关于MNN以及Mobilenet SSD的介绍,大家可以参考我早些时候写过的一篇文章实战MNN之Mobilenet SSD部署(含源码)。本文我们少一些分析,多一些实例,来和大家一步一步的使用MNN在端上做mobilenet ssd推断。笔者使用的硬件平台为RK3399,系统为Android-8.1。
首发:https://zhuanlan.zhihu.com/p/71648953
作者:张新栋
导出pb文件
这里假设你已经完成了基于tensorflow的MSSD检测器的训练,那么你需要导出固化的模型文件,用以后续的处理。
object_detection/export_tflite_ssd_graph.py \
--pipeline_config_path=$CONFIG_FILE \
--trained_checkpoint_prefix=$CHECKPOINT_PATH \
--output_directory=$OUTPUT_DIR \
--add_postprocessing_op=false
其中CONFIG\_FILE为训练MSSD时候的配置文件,CHECKPOINT\_PATH为训练产生的中间ckpt文件,OUTPUT\_DIR为导出的pb文件所在的文件夹目录,add\_postprocessing\_op这里需要设置成false(MNN中不支持Postprocessing的处理,我们会在MNN做完一次前向传播后,在CPU端去做Postprocessing处理,实际上就是decoding和NMS)。
裁剪网络
网络的裁剪需要借助tensorflow提供的工具toco,进入到tensorflow文件夹目录下,执行如下命令裁剪网络
bazel run --config=opt tensorflow/lite/toco:toco -- \
--input_file=$OUTPUT_DIR/tflite_graph.pb \
--output_file=$OUTPUT_DIR/detect.tflite \
--input_shapes=1,224,224,3 \
--input_arrays=normalized_input_image_tensor \
--output_arrays='concat','concat_1' \
--inference_type=FLOAT \
--change_concat_input_ranges=false
配置依赖项
笔者使用的平台为RK3399-Android-8.1,依赖项主要由如下的Android.mk文件进行设置,
LOCAL_PATH := $(call my-dir)
OpenCV_BASE = /Users/xindongzhang/armnn-tflite/OpenCV-android-sdk/
MNN_BASE = /Users/xindongzhang/mnn/
include $(CLEAR_VARS)
LOCAL_MODULE := MNN
LOCAL_SRC_FILES := $(MNN_BASE)/benchmark/build/libMNN.so
include $(PREBUILT_SHARED_LIBRARY)
include $(CLEAR_VARS)
LOCAL_MODULE := MNN_CL
LOCAL_SRC_FILES := $(MNN_BASE)/benchmark/build/source/backend/opencl/libMNN_CL.so
include $(PREBUILT_SHARED_LIBRARY)
include $(CLEAR_VARS)
LOCAL_MODULE := MNN_Vulkan
LOCAL_SRC_FILES := $(MNN_BASE)/benchmark/build/source/backend/vulkan/libMNN_Vulkan.so
include $(PREBUILT_SHARED_LIBRARY)
include $(CLEAR_VARS)
OpenCV_INSTALL_MODULES := on
OPENCV_LIB_TYPE := STATIC
include $(OpenCV_BASE)/sdk/native/jni/OpenCV.mk
LOCAL_MODULE := mssd
LOCAL_C_INCLUDES += $(OPENCV_INCLUDE_DIR)

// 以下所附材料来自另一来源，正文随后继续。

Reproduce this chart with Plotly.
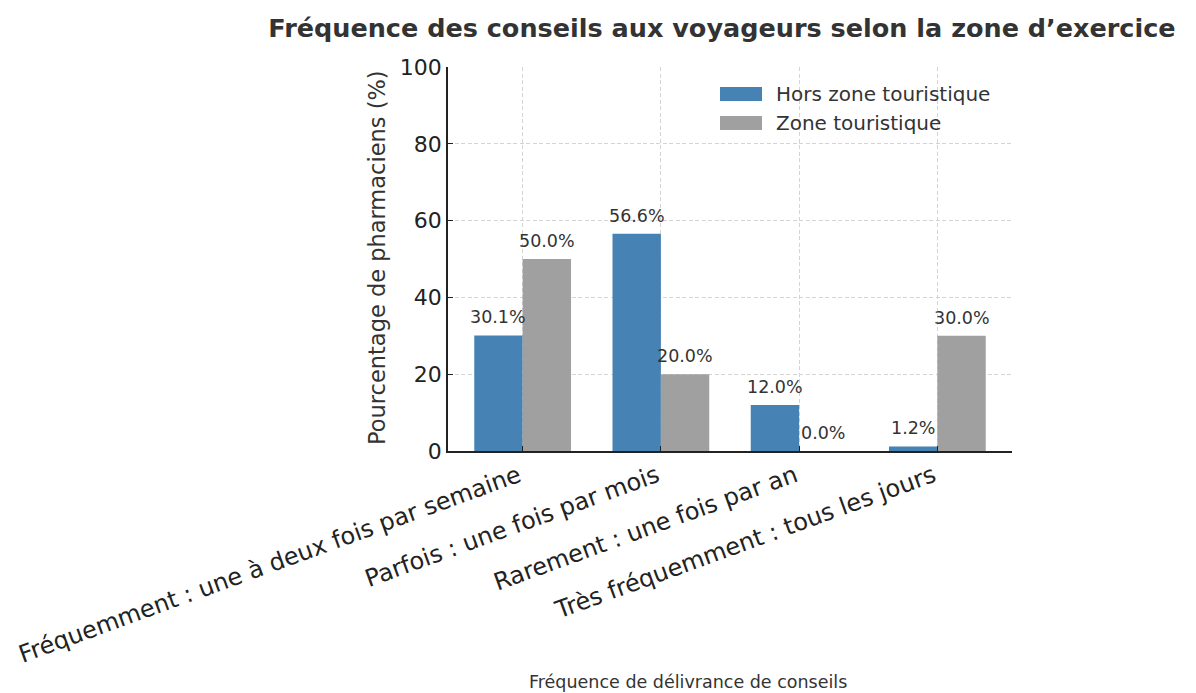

LOCAL_C_INCLUDES += $(MNN_BASE)/include
LOCAL_C_INCLUDES += $(MNN_BASE)/tools
LOCAL_C_INCLUDES += $(MNN_BASE)/tools/cpp
LOCAL_C_INCLUDES += $(MNN_BASE)/source
LOCAL_C_INCLUDES += $(MNN_BASE)/source/backend
LOCAL_C_INCLUDES += $(MNN_BASE)/source/core
LOCAL_C_INCLUDES += $(MNN_BASE)/source/cv
LOCAL_C_INCLUDES += $(MNN_BASE)/source/math
LOCAL_C_INCLUDES += $(MNN_BASE)/source/shape
LOCAL_SRC_FILES := \
mssd.cpp \
$(MNN_BASE)/tools/cpp/revertMNNModel.cpp
LOCAL_LDLIBS := -landroid -llog -ldl -lz
LOCAL_CFLAGS := -O2 -fvisibility=hidden -fomit-frame-pointer -fstrict-aliasing \
-ffunction-sections -fdata-sections -ffast-math -ftree-vectorize -fPIC -Ofast \
-ffast-math -w -std=c++14
LOCAL_CPPFLAGS := -O2 -fvisibility=hidden -fvisibility-inlines-hidden \
-fomit-frame-pointer -fstrict-aliasing -ffunction-sections -fdata-sections \
-ffast-math -fPIC -Ofast -ffast-math -std=c++14
LOCAL_LDFLAGS += -Wl,--gc-sections
LOCAL_CFLAGS += -fopenmp
LOCAL_CPPFLAGS += -fopenmp
LOCAL_LDFLAGS += -fopenmp
LOCAL_ARM_NEON := true
APP_ALLOW_MISSING_DEPS = true
LOCAL_SHARED_LIBRARIES := \
MNN \
MNN_CL \
MNN_Vulkan
include $(BUILD_EXECUTABLE)
C++业务代码
业务代码的主要逻辑主要为三个部分,第一为数据预处理,第二为核心网络推断(inference),最后为后处理。在MobilenetSSD中,预处理需要跟训练时的预处理匹配,核心网络推断为基于MobileNet的特征提取和多尺度特征融合的物体位置回归。后处理为decoding及NMS。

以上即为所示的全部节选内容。